■ Your instructions:
What follows is a set of records; restate each one word for word and drop the pictures.

■ Extracted material:
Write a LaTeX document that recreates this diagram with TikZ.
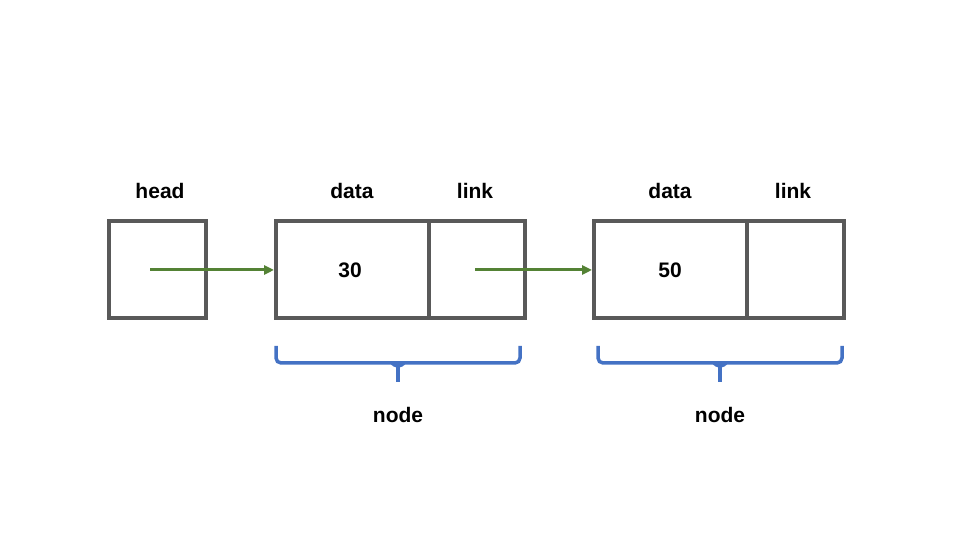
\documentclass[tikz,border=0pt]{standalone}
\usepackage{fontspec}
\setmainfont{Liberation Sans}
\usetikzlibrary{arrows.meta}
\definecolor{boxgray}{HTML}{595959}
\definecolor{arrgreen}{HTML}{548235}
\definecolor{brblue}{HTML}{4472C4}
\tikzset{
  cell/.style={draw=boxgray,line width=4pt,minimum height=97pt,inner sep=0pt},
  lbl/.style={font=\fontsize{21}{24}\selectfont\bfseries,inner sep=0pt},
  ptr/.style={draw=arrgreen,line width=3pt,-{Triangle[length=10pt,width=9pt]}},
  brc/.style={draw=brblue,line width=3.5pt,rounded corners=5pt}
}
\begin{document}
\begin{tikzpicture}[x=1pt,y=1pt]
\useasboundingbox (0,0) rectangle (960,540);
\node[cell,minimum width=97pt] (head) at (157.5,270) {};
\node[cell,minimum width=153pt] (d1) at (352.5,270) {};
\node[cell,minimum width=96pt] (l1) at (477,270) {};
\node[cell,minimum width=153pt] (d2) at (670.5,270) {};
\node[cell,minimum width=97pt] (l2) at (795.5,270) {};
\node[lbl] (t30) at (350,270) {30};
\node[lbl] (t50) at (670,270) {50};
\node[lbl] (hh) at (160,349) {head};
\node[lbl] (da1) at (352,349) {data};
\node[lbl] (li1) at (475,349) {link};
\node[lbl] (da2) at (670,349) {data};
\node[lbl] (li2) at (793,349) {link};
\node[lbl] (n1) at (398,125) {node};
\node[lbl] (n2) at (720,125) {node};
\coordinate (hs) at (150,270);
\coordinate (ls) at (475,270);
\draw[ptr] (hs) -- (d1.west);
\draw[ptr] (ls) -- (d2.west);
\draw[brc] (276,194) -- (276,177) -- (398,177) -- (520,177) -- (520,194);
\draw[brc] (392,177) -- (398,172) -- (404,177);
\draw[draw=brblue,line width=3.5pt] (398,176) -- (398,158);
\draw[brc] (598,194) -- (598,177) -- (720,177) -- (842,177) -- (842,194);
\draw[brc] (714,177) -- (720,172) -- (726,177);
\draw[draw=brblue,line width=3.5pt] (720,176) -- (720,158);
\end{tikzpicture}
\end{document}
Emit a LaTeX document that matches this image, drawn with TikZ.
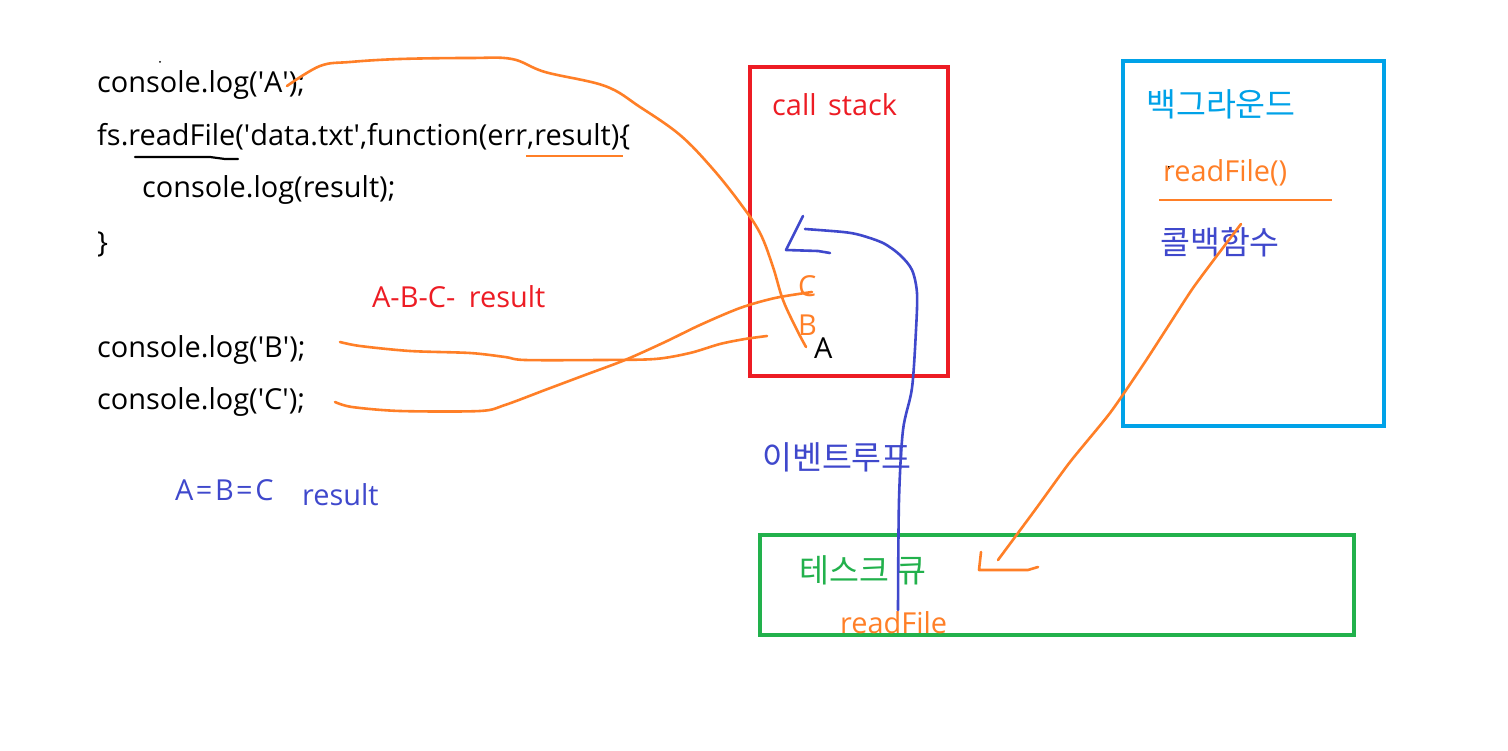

■ Solution to the exercise:
Write a LaTeX document that recreates this diagram with TikZ.
\documentclass[tikz,border=0pt]{standalone}
\usepackage{fontspec}
\setmainfont{Liberation Sans}
\usetikzlibrary{arrows.meta}
\definecolor{boxgray}{HTML}{595959}
\definecolor{arrgreen}{HTML}{548235}
\definecolor{brblue}{HTML}{4472C4}
\tikzset{
  cell/.style={draw=boxgray,line width=4pt,minimum height=97pt,inner sep=0pt},
  lbl/.style={font=\fontsize{21}{24}\selectfont\bfseries,inner sep=0pt},
  ptr/.style={draw=arrgreen,line width=3pt,-{Triangle[length=10pt,width=9pt]}},
  brc/.style={draw=brblue,line width=3.5pt,rounded corners=5pt}
}
\begin{document}
\begin{tikzpicture}[x=1pt,y=1pt]
\useasboundingbox (0,0) rectangle (960,540);
\node[cell,minimum width=97pt] (head) at (157.5,270) {};
\node[cell,minimum width=153pt] (d1) at (352.5,270) {};
\node[cell,minimum width=96pt] (l1) at (477,270) {};
\node[cell,minimum width=153pt] (d2) at (670.5,270) {};
\node[cell,minimum width=97pt] (l2) at (795.5,270) {};
\node[lbl] (t30) at (350,270) {30};
\node[lbl] (t50) at (670,270) {50};
\node[lbl] (hh) at (160,349) {head};
\node[lbl] (da1) at (352,349) {data};
\node[lbl] (li1) at (475,349) {link};
\node[lbl] (da2) at (670,349) {data};
\node[lbl] (li2) at (793,349) {link};
\node[lbl] (n1) at (398,125) {node};
\node[lbl] (n2) at (720,125) {node};
\coordinate (hs) at (150,270);
\coordinate (ls) at (475,270);
\draw[ptr] (hs) -- (d1.west);
\draw[ptr] (ls) -- (d2.west);
\draw[brc] (276,194) -- (276,177) -- (398,177) -- (520,177) -- (520,194);
\draw[brc] (392,177) -- (398,172) -- (404,177);
\draw[draw=brblue,line width=3.5pt] (398,176) -- (398,158);
\draw[brc] (598,194) -- (598,177) -- (720,177) -- (842,177) -- (842,194);
\draw[brc] (714,177) -- (720,172) -- (726,177);
\draw[draw=brblue,line width=3.5pt] (720,176) -- (720,158);
\end{tikzpicture}
\end{document}
Emit a LaTeX document that matches this image, drawn with TikZ.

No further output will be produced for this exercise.